La transaction pourrait toutefois entraîner des conséquences sur le contrôle qu’exerce la haute direction de Fiera sur l’entreprise, souligne Geoffrey Kwan. La structure en capital où sont les actions de Desjardins détient des actions de catégorie B avec le fondateur Jean-Guy Desjardins et des membres de la haute direction de Fiera.
Les actions de catégorie A et B ont le même poids pour les droits de vote, sauf pour l’élection des administrateurs. Les actionnaires de la catégorie A élisent le tiers des 9 administrateurs tandis que les actionnaires de catégorie B élisent les deux tiers.
La haute direction de Fiera Capital a mentionné « son intention de présenter une offre, avec un partenaire financier, en vue d’acheter les titres offerts auprès de Desjardins ».
Les actions détenues par Desjardins se trouvent dans une structure en capitale différente du reste de l’actionnariat. Ainsi, conformément aux modalités de la convention de la société en commandite régissant Fiera S.E.C., les porteurs de parts détiennent donc un droit de premier refus qui leur permet d’acheter les titres offerts avant que les actions de catégorie A que les titres offerts représentent soient vendues.

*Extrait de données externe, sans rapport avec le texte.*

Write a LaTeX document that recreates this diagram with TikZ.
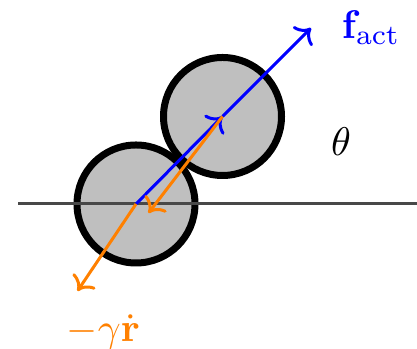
\documentclass[tikz,border=0pt]{standalone}
\usepackage{amsmath,amssymb}
\usepackage{xcolor}
\usepackage{tikz}
\usetikzlibrary{arrows.meta,positioning,calc}
\definecolor{BeadGray}  {RGB}{191, 191, 191}
\definecolor{FloorGray} {RGB}{ 72,  72,  72}
\definecolor{ForceBlue} {RGB}{  0,   0, 255}
\definecolor{DragOrange}{RGB}{255, 128,   0}

\begin{document}
\begin{tikzpicture}[x=0.25pt, y=-0.25pt,
    bead/.style={circle, draw=black, fill=BeadGray, line width=1.75pt,
                 minimum size=29.5pt, inner sep=0pt},
    force/.style={->, draw=ForceBlue, line width=0.75pt},
    drag/.style={->, draw=DragOrange, line width=0.75pt}]
      \useasboundingbox (0,0) rectangle (417,349);
      % the two beads
      \node[bead] (p1) at (136,204) {};
      \node[bead] (p2) at (222.5,116.5) {};
      % horizontal reference line
      \coordinate (wl) at (18,204);
      \coordinate (wr) at (417,204);
      \draw[FloorGray, line width=0.75pt] (wl) -- (wr);
      % active force on both beads
      \coordinate (fend) at (311,28);
      \draw[force] (p1.center) -- (p2.center);
      \draw[force] (p2.center) -- (fend);
      % friction on both beads
      \coordinate (d2) at (148.5,213);
      \coordinate (d1) at (77.5,291);
      \draw[drag] (p2.center) -- (d2);
      \draw[drag] (p1.center) -- (d1);
      % labels
      \node[text=ForceBlue, anchor=base west, inner sep=0pt]
        (flabel) at (341,39) {$\mathbf{f}_{\mathrm{act}}$};
      \node[inner sep=0pt] (theta) at (341,141.5) {$\theta$};
      \node[text=DragOrange, anchor=base west, inner sep=0pt]
        (glabel) at (66,342) {$-\gamma\dot{\mathbf{r}}$};
    \end{tikzpicture}
\end{document}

« L’équipe de gestion de Fiera est en train de structurer une offre pour pouvoir acquérir les parts que Desjardins est en train de vendre », a confirmé Yasmine Sardouk, vice-présidente, Communications corporatives, à Fiera Capital, dans un entretien téléphonique avec Finance et investissement.
La porte-parole a réitéré le fait que « la transaction de Desjardins fait vraiment partie de la réalisation de leur stratégie d’investissement ».
« Nos relations d’affaires et commerciale avec Desjardins restent évidemment intactes », a ajouté Yasmine Sardouk.
Fiera Capital, dont le siège social est situé à Montréal, est une société de gestion de placement indépendante avec une présence à l’échelle mondiale. Ses actifs sous gestion se chiffraient approximativement à 164,2 milliards de dollars canadiens au 30 juin 2023.